Data for the task >>

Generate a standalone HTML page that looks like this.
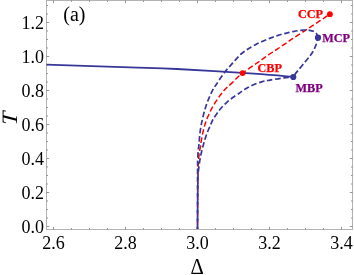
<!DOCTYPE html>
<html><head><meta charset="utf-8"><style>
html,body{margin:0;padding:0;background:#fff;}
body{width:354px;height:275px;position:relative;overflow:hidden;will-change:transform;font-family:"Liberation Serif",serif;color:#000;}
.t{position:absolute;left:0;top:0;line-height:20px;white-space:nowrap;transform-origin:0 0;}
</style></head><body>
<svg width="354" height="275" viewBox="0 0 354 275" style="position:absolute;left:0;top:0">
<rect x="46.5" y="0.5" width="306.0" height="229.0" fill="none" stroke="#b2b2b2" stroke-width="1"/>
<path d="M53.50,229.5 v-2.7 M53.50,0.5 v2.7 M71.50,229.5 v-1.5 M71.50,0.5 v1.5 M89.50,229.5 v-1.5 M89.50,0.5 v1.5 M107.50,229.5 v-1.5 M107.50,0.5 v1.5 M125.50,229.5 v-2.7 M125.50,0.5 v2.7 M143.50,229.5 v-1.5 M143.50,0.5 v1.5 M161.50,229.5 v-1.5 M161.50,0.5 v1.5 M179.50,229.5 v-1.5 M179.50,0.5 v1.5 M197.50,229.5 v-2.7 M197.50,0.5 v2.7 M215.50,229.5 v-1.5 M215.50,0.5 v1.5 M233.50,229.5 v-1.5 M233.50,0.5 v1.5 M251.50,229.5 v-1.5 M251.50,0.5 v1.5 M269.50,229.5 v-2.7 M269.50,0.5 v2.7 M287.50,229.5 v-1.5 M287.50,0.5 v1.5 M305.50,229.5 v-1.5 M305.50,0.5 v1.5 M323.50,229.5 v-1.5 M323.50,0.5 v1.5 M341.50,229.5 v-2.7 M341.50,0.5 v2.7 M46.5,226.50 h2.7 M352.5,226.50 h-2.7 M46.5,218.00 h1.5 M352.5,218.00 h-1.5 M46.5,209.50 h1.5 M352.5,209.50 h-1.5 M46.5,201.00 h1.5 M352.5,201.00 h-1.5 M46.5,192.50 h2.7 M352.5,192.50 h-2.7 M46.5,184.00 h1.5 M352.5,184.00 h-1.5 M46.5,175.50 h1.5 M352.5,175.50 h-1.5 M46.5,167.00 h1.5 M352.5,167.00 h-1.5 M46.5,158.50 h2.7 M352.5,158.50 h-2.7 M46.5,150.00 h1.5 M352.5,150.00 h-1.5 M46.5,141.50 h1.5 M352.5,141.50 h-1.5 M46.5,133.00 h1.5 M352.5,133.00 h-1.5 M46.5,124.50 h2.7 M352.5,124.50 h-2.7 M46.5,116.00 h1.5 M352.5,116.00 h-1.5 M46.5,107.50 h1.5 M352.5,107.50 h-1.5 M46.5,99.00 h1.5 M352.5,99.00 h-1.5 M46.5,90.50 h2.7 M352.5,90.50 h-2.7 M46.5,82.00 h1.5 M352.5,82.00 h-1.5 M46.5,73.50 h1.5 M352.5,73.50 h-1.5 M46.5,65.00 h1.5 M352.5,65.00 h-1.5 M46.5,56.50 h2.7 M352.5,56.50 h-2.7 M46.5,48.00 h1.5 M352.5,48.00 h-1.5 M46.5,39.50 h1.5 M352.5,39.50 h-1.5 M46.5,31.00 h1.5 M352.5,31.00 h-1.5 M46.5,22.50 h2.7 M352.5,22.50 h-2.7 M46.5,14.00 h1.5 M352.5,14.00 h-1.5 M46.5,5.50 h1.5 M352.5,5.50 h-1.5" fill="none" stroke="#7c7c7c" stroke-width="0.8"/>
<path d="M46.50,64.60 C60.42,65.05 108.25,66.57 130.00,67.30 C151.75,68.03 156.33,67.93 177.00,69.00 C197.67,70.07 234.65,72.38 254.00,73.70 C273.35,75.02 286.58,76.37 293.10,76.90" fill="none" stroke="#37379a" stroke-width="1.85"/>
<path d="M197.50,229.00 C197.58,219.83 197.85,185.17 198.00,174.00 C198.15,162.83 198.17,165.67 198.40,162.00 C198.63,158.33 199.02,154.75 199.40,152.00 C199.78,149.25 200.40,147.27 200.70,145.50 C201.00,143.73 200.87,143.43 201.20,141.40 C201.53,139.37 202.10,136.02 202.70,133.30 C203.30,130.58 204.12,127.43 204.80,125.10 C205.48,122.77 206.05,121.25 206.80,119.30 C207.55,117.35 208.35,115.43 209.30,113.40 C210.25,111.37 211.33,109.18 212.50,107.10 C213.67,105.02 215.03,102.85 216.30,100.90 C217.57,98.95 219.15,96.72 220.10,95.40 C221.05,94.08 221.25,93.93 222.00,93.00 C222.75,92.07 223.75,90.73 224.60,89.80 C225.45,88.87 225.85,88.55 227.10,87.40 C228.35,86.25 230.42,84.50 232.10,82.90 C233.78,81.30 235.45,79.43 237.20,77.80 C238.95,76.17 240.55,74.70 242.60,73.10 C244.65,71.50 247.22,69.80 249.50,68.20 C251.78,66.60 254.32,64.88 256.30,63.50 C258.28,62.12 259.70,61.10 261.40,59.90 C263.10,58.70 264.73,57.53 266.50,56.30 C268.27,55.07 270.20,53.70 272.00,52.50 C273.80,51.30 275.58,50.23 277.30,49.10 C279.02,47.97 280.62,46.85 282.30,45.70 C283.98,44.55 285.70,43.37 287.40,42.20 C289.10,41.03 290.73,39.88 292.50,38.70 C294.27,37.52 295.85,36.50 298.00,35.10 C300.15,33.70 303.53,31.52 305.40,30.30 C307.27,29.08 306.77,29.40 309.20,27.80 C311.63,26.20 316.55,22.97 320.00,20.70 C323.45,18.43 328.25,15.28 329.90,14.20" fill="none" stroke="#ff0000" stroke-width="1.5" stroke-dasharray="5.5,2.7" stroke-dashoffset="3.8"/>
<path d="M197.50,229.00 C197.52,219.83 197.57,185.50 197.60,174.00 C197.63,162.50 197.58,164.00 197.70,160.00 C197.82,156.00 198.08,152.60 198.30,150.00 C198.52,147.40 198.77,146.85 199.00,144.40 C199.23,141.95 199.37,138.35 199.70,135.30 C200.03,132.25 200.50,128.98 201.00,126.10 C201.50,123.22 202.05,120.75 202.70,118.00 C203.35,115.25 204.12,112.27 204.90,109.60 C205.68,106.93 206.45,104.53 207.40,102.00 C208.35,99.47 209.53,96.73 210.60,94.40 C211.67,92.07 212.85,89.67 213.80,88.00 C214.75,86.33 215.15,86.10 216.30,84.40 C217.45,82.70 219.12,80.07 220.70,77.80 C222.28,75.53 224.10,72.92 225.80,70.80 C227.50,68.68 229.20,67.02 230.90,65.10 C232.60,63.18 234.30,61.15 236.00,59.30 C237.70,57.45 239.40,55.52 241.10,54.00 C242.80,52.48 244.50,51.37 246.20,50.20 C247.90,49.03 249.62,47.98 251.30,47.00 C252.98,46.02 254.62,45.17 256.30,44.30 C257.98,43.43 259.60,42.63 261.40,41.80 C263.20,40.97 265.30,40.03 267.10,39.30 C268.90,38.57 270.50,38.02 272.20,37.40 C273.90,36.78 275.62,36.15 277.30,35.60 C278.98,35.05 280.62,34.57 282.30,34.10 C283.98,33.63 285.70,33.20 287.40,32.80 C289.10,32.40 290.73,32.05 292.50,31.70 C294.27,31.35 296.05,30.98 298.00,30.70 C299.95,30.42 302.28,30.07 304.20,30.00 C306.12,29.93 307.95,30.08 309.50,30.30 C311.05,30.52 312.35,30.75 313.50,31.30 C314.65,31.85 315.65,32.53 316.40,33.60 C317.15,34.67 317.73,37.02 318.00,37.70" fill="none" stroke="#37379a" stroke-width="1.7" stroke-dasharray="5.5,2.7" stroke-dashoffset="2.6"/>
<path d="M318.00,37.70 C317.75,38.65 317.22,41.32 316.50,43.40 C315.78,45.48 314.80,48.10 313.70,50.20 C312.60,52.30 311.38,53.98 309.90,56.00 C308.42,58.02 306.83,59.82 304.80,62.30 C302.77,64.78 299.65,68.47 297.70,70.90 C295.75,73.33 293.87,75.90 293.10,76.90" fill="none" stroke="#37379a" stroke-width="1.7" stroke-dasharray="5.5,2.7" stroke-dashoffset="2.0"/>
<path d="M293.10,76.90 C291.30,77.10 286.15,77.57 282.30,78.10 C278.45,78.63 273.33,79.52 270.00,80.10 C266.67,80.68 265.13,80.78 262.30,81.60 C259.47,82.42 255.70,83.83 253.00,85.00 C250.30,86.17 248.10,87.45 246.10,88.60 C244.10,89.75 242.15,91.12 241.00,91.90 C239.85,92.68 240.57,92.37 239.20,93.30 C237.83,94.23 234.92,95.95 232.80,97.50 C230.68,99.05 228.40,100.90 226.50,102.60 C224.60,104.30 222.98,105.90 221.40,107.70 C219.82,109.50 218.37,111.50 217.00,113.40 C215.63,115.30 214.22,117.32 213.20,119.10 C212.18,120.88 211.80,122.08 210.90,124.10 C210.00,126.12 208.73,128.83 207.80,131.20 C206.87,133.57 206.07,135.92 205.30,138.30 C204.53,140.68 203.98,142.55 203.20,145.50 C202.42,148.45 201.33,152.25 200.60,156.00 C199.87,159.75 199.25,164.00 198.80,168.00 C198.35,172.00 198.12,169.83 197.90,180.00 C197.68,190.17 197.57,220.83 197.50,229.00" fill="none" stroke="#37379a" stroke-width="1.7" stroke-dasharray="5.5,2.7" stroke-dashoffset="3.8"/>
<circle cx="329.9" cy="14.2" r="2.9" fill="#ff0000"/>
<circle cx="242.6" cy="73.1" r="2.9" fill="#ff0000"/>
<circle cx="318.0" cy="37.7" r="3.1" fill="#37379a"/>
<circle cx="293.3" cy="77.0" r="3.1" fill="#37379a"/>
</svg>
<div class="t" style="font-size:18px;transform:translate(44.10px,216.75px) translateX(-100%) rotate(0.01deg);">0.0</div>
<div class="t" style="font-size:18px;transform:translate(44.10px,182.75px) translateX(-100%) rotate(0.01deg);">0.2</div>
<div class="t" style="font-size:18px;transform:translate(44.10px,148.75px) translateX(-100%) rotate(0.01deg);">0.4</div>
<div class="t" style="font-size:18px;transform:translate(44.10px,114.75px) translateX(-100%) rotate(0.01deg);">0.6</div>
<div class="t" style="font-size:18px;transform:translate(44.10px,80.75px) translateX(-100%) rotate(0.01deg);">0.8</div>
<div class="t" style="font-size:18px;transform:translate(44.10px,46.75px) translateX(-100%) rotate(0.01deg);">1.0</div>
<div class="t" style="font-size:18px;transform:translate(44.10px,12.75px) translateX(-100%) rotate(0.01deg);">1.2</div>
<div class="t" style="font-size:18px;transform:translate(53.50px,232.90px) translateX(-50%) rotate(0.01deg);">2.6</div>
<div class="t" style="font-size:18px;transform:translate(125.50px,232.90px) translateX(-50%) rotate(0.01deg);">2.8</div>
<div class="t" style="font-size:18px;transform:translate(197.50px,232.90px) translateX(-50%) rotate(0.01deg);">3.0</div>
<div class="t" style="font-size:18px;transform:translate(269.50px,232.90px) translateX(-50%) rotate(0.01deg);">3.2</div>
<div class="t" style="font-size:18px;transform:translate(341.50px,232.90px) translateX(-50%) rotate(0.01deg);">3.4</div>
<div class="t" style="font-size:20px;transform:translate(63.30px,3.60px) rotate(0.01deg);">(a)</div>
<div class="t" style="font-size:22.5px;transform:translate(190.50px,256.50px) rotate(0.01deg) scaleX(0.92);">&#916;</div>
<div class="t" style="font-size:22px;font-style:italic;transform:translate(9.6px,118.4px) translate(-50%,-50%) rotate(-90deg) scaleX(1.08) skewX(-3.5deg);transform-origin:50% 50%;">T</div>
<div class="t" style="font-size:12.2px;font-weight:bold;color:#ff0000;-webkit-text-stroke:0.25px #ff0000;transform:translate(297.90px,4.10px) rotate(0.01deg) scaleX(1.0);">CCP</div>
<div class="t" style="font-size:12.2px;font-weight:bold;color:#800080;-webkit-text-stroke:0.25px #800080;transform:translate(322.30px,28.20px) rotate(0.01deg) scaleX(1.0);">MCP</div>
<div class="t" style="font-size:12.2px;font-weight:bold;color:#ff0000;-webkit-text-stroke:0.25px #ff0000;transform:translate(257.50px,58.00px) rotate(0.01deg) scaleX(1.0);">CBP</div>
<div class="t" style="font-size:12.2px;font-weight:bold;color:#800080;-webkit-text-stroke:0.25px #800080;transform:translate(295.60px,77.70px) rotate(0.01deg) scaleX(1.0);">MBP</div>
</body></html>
* * *
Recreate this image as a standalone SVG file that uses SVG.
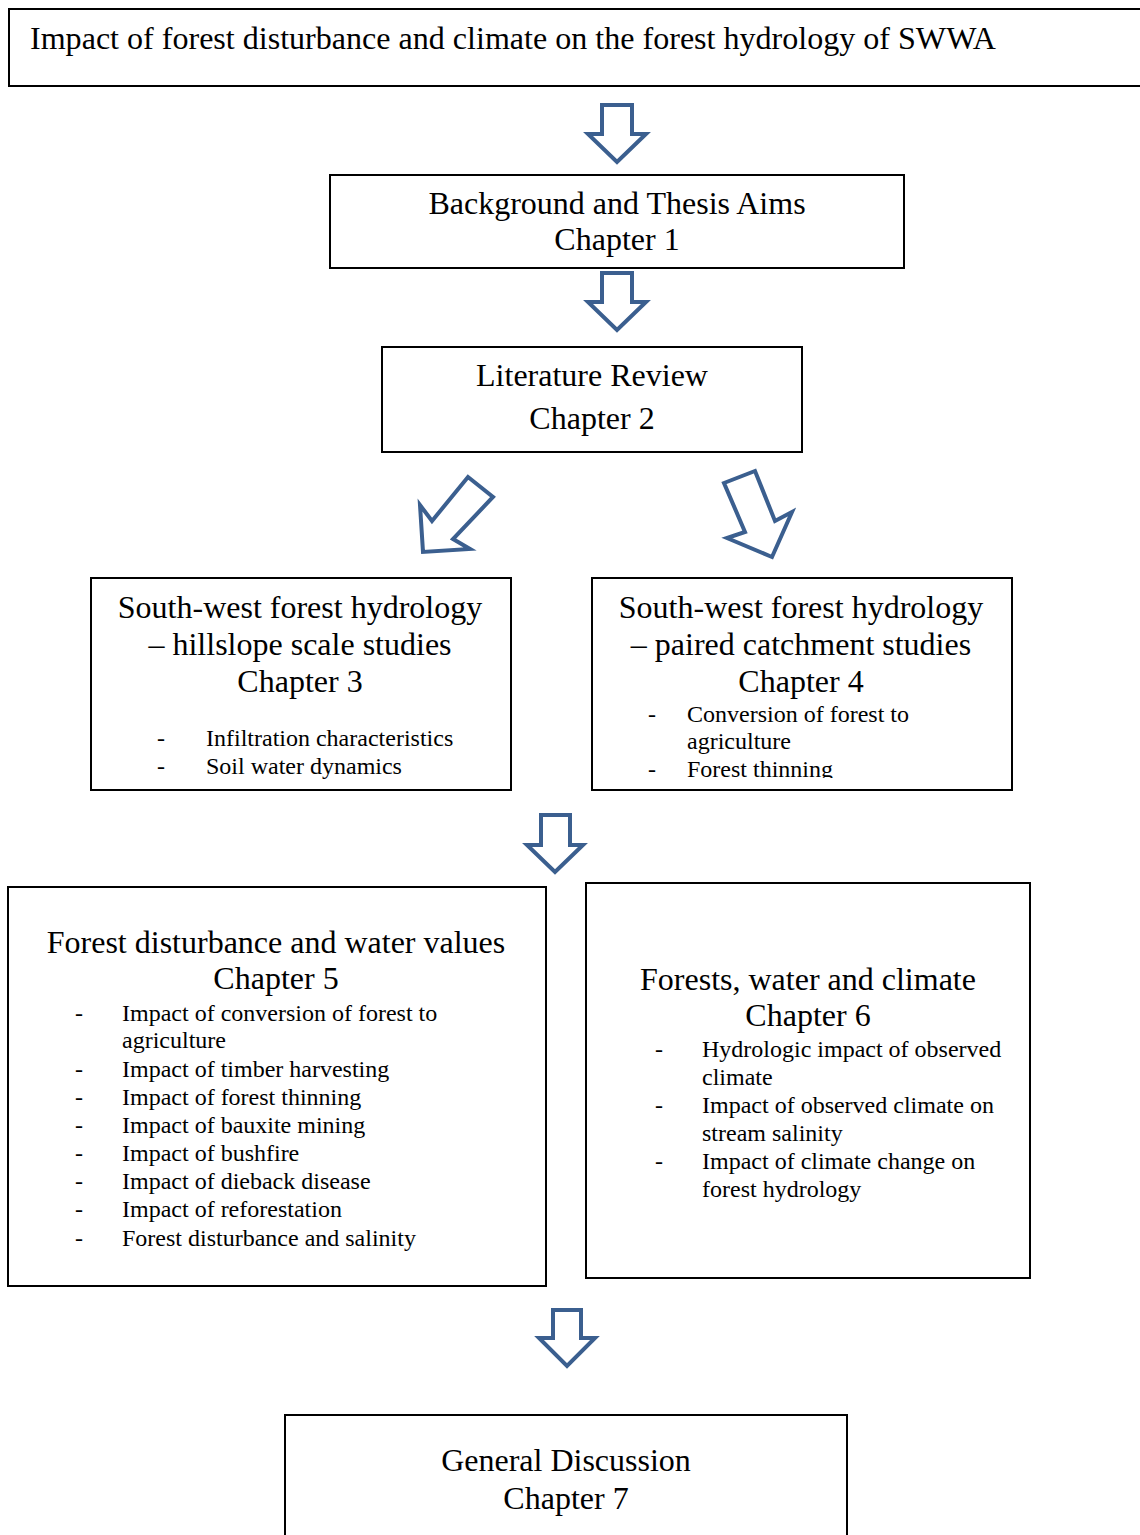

Task prompt >>
Select all lines in the listing that include the word "standalone".

Exercise response >>
Generate a standalone HTML page that looks like this.
Recreate this image as a standalone SVG file that uses SVG.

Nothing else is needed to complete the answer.